- **Aim**: Set the listing down unchanged, minus every embedded image.

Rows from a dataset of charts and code
%%

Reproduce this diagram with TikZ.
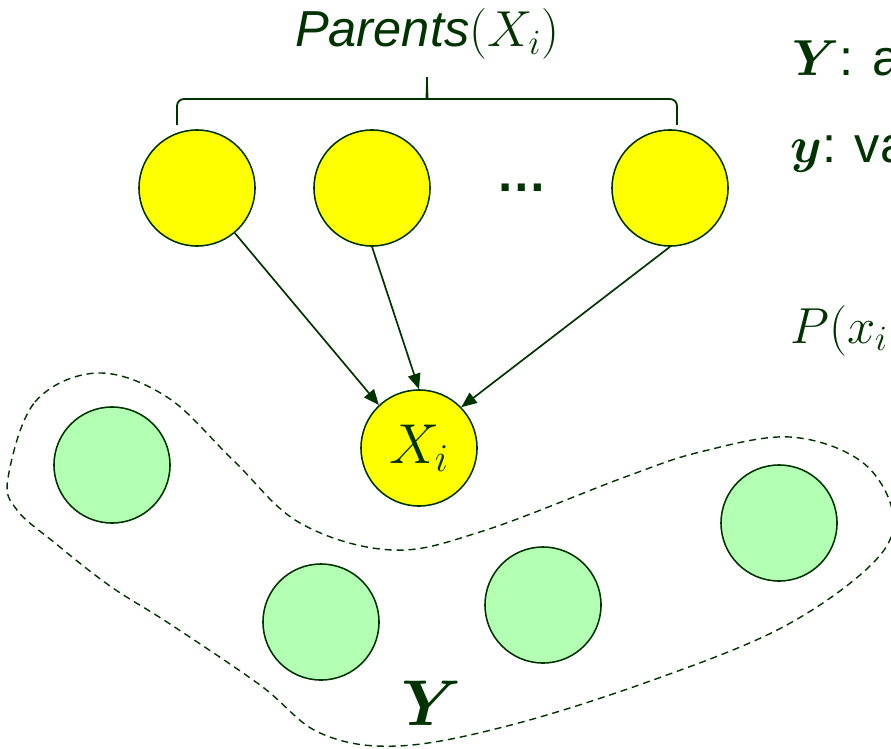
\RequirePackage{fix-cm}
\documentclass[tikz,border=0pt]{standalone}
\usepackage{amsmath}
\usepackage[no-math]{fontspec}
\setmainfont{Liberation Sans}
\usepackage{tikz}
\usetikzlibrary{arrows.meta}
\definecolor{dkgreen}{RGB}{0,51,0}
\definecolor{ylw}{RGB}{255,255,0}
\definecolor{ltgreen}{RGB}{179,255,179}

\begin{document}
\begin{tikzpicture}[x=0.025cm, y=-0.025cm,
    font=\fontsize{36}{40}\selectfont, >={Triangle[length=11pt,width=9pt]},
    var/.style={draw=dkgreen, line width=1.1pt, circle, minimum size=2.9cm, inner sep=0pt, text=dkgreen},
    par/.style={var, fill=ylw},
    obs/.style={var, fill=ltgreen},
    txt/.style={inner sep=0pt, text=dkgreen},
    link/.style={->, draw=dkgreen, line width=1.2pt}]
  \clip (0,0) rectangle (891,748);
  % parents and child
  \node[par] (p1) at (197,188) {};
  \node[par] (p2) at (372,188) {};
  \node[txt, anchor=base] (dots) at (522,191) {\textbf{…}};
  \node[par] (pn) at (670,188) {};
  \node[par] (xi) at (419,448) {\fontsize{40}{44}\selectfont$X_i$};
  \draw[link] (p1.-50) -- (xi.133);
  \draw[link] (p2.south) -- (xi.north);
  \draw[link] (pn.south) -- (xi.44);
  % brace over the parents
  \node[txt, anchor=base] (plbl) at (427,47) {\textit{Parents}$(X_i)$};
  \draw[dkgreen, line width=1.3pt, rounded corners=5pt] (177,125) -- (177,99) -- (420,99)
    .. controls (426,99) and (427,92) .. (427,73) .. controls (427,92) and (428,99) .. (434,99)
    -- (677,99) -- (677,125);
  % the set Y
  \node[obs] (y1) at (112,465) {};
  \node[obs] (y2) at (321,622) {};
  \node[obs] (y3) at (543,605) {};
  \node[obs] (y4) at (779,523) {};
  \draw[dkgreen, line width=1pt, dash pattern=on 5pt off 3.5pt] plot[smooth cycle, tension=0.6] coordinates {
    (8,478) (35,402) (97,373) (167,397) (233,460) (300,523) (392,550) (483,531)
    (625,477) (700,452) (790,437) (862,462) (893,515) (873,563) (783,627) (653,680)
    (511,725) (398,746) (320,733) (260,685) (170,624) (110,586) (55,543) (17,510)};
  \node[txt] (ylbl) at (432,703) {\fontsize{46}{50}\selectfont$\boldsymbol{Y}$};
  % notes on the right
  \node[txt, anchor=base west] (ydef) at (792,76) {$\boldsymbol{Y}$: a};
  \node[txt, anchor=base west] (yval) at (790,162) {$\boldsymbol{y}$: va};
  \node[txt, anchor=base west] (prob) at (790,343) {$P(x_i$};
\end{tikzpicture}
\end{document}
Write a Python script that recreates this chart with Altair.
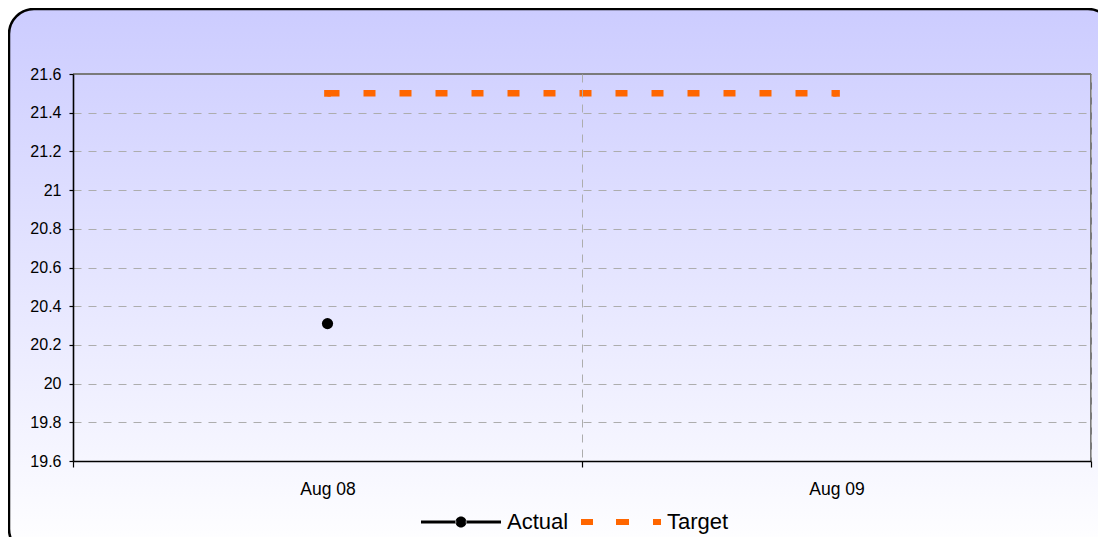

%%

- **Final answer**:
Reproduce this diagram with TikZ.
\RequirePackage{fix-cm}
\documentclass[tikz,border=0pt]{standalone}
\usepackage{amsmath}
\usepackage[no-math]{fontspec}
\setmainfont{Liberation Sans}
\usepackage{tikz}
\usetikzlibrary{arrows.meta}
\definecolor{dkgreen}{RGB}{0,51,0}
\definecolor{ylw}{RGB}{255,255,0}
\definecolor{ltgreen}{RGB}{179,255,179}

\begin{document}
\begin{tikzpicture}[x=0.025cm, y=-0.025cm,
    font=\fontsize{36}{40}\selectfont, >={Triangle[length=11pt,width=9pt]},
    var/.style={draw=dkgreen, line width=1.1pt, circle, minimum size=2.9cm, inner sep=0pt, text=dkgreen},
    par/.style={var, fill=ylw},
    obs/.style={var, fill=ltgreen},
    txt/.style={inner sep=0pt, text=dkgreen},
    link/.style={->, draw=dkgreen, line width=1.2pt}]
  \clip (0,0) rectangle (891,748);
  % parents and child
  \node[par] (p1) at (197,188) {};
  \node[par] (p2) at (372,188) {};
  \node[txt, anchor=base] (dots) at (522,191) {\textbf{…}};
  \node[par] (pn) at (670,188) {};
  \node[par] (xi) at (419,448) {\fontsize{40}{44}\selectfont$X_i$};
  \draw[link] (p1.-50) -- (xi.133);
  \draw[link] (p2.south) -- (xi.north);
  \draw[link] (pn.south) -- (xi.44);
  % brace over the parents
  \node[txt, anchor=base] (plbl) at (427,47) {\textit{Parents}$(X_i)$};
  \draw[dkgreen, line width=1.3pt, rounded corners=5pt] (177,125) -- (177,99) -- (420,99)
    .. controls (426,99) and (427,92) .. (427,73) .. controls (427,92) and (428,99) .. (434,99)
    -- (677,99) -- (677,125);
  % the set Y
  \node[obs] (y1) at (112,465) {};
  \node[obs] (y2) at (321,622) {};
  \node[obs] (y3) at (543,605) {};
  \node[obs] (y4) at (779,523) {};
  \draw[dkgreen, line width=1pt, dash pattern=on 5pt off 3.5pt] plot[smooth cycle, tension=0.6] coordinates {
    (8,478) (35,402) (97,373) (167,397) (233,460) (300,523) (392,550) (483,531)
    (625,477) (700,452) (790,437) (862,462) (893,515) (873,563) (783,627) (653,680)
    (511,725) (398,746) (320,733) (260,685) (170,624) (110,586) (55,543) (17,510)};
  \node[txt] (ylbl) at (432,703) {\fontsize{46}{50}\selectfont$\boldsymbol{Y}$};
  % notes on the right
  \node[txt, anchor=base west] (ydef) at (792,76) {$\boldsymbol{Y}$: a};
  \node[txt, anchor=base west] (yval) at (790,162) {$\boldsymbol{y}$: va};
  \node[txt, anchor=base west] (prob) at (790,343) {$P(x_i$};
\end{tikzpicture}
\end{document}
Write a Python script that recreates this chart with Altair.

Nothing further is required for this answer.